= Direction =
Print the lines of the data, starting with the first, up to and including the line where "v2014 = [0.004]" appears.
______________________________
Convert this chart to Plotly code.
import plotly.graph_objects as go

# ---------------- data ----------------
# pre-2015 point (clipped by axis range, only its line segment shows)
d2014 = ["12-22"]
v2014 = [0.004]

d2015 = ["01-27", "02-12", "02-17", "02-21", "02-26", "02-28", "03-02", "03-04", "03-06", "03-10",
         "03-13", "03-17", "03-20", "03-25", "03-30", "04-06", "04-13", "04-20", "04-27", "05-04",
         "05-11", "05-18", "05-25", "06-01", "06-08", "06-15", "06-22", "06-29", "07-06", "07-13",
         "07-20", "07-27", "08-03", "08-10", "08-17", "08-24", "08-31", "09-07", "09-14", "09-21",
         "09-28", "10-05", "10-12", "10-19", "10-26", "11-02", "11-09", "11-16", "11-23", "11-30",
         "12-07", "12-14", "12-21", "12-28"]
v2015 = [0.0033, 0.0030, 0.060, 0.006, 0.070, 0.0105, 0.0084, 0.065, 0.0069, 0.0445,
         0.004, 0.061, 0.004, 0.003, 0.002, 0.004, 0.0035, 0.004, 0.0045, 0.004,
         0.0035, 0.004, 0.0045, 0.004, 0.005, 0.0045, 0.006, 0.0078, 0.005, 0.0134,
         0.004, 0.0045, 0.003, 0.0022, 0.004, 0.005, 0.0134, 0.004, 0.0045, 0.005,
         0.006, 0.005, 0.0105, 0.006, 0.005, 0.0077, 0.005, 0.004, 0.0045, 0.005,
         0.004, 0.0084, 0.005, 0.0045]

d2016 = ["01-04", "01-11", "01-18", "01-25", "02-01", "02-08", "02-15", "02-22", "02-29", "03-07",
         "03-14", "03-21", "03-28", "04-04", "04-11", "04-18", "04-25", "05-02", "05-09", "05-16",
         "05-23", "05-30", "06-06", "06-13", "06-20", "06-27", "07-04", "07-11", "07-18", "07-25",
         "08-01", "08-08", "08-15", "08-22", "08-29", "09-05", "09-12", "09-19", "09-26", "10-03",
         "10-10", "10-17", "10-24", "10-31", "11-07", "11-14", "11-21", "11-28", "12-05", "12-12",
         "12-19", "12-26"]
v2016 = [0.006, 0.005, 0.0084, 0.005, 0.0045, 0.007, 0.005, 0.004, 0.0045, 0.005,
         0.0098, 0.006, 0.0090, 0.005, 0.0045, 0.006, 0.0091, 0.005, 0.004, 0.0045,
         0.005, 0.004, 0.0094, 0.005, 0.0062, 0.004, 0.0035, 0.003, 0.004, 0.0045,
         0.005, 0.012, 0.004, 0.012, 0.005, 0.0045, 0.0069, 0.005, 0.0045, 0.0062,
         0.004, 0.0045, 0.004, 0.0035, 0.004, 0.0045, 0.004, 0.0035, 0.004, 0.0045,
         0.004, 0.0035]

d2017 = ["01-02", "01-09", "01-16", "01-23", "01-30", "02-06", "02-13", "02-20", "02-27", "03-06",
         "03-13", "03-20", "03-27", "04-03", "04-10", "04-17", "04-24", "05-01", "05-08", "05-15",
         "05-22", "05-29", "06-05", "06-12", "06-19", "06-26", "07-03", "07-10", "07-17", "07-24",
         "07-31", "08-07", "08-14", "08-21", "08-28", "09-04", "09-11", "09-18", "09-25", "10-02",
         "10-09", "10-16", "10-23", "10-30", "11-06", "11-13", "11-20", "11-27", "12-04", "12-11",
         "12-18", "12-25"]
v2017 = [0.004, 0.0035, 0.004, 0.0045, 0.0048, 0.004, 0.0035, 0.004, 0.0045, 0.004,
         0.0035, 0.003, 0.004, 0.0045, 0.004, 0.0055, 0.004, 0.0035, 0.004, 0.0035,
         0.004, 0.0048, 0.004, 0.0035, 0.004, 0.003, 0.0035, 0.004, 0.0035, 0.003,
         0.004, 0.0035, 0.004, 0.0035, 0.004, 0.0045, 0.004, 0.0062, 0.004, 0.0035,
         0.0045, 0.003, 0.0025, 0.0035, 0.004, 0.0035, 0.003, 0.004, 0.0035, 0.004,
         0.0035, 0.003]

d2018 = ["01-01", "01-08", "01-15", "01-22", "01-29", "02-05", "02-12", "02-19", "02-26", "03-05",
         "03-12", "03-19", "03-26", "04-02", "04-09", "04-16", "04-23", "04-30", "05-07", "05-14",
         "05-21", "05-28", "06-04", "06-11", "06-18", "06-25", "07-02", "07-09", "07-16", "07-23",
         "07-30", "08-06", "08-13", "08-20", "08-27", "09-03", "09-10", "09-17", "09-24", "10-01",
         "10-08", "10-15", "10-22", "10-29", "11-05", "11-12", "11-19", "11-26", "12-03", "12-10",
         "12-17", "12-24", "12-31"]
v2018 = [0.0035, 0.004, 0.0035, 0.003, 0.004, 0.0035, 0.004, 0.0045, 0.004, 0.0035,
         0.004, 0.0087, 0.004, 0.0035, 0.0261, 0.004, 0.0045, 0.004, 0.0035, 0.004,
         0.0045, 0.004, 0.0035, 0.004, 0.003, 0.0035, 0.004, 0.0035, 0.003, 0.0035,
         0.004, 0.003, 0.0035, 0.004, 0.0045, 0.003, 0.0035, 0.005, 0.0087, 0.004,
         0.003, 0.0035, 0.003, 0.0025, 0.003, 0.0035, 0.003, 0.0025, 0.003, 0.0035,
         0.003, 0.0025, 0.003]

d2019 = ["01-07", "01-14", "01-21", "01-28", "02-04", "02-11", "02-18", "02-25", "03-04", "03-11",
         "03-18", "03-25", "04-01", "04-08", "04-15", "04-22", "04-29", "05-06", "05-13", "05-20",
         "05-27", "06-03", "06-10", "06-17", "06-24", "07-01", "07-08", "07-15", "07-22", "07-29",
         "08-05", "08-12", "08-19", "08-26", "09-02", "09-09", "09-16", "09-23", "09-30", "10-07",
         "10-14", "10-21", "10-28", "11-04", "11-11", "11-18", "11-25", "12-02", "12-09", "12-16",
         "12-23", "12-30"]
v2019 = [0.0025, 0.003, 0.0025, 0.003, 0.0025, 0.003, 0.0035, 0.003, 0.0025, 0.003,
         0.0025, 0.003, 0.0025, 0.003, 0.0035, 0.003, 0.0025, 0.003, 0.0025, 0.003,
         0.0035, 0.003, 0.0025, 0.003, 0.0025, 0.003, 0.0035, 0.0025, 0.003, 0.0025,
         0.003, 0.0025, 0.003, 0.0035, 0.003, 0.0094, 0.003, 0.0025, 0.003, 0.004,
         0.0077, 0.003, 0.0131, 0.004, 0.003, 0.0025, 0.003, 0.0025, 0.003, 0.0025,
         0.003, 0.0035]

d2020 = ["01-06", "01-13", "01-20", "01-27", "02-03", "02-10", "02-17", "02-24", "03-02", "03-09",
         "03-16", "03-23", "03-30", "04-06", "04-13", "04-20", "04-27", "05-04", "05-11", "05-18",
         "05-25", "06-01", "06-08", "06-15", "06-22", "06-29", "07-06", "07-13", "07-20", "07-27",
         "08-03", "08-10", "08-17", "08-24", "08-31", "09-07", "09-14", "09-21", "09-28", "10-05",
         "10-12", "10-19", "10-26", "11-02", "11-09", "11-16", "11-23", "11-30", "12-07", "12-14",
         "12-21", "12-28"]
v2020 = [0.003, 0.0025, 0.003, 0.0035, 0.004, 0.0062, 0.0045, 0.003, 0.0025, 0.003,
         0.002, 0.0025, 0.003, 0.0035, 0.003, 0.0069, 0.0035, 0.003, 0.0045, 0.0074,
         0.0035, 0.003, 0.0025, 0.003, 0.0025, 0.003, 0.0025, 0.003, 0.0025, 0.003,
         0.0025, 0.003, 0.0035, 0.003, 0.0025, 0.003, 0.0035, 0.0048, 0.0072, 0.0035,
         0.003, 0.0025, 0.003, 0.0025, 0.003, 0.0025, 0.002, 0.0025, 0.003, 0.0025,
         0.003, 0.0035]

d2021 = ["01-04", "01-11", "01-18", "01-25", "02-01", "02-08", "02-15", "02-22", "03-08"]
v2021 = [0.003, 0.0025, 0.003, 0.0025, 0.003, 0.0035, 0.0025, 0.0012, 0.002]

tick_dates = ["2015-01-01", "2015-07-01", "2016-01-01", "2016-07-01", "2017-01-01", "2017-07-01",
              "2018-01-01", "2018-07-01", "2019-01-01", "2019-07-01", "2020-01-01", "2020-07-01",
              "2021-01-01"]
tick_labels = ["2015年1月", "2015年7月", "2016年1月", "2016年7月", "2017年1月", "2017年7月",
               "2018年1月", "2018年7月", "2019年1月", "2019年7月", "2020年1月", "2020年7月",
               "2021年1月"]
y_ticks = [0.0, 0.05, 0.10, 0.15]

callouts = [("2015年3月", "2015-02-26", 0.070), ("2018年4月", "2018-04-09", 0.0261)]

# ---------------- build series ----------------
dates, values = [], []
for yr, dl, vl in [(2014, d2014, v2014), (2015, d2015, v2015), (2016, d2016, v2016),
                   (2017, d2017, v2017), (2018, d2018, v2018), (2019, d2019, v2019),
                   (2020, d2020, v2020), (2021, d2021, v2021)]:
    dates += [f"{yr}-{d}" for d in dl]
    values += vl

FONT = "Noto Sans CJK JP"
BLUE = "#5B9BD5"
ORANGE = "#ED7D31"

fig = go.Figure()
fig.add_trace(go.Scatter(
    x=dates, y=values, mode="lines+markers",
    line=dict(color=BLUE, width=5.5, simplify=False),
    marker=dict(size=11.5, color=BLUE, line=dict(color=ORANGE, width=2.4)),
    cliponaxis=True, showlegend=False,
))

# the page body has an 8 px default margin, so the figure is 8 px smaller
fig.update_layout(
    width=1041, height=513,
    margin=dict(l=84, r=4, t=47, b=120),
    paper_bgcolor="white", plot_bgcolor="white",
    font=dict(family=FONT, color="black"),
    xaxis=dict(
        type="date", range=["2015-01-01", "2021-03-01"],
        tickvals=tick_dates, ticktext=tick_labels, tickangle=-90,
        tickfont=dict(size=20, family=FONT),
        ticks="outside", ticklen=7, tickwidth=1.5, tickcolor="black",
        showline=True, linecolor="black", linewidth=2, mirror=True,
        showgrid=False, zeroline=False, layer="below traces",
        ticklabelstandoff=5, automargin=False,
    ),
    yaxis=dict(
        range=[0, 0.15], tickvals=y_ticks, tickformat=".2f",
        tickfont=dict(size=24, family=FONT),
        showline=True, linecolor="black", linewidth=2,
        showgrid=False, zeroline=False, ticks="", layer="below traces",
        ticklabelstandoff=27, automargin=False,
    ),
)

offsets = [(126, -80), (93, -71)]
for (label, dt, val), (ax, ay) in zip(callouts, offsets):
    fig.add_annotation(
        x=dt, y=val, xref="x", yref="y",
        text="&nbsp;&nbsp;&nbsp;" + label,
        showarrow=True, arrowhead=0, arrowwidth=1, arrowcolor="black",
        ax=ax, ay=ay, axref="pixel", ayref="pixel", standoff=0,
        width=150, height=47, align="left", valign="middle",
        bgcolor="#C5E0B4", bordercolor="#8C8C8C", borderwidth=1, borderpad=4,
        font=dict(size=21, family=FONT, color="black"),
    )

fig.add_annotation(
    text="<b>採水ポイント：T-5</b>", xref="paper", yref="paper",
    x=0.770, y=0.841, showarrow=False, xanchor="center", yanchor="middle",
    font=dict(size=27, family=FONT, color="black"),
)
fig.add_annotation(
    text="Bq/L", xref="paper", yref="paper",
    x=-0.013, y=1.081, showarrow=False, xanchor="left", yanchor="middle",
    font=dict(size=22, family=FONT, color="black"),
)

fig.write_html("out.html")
______________________________
= Answer =
Convert this chart to Plotly code.
import plotly.graph_objects as go

# ---------------- data ----------------
# pre-2015 point (clipped by axis range, only its line segment shows)
d2014 = ["12-22"]
v2014 = [0.004]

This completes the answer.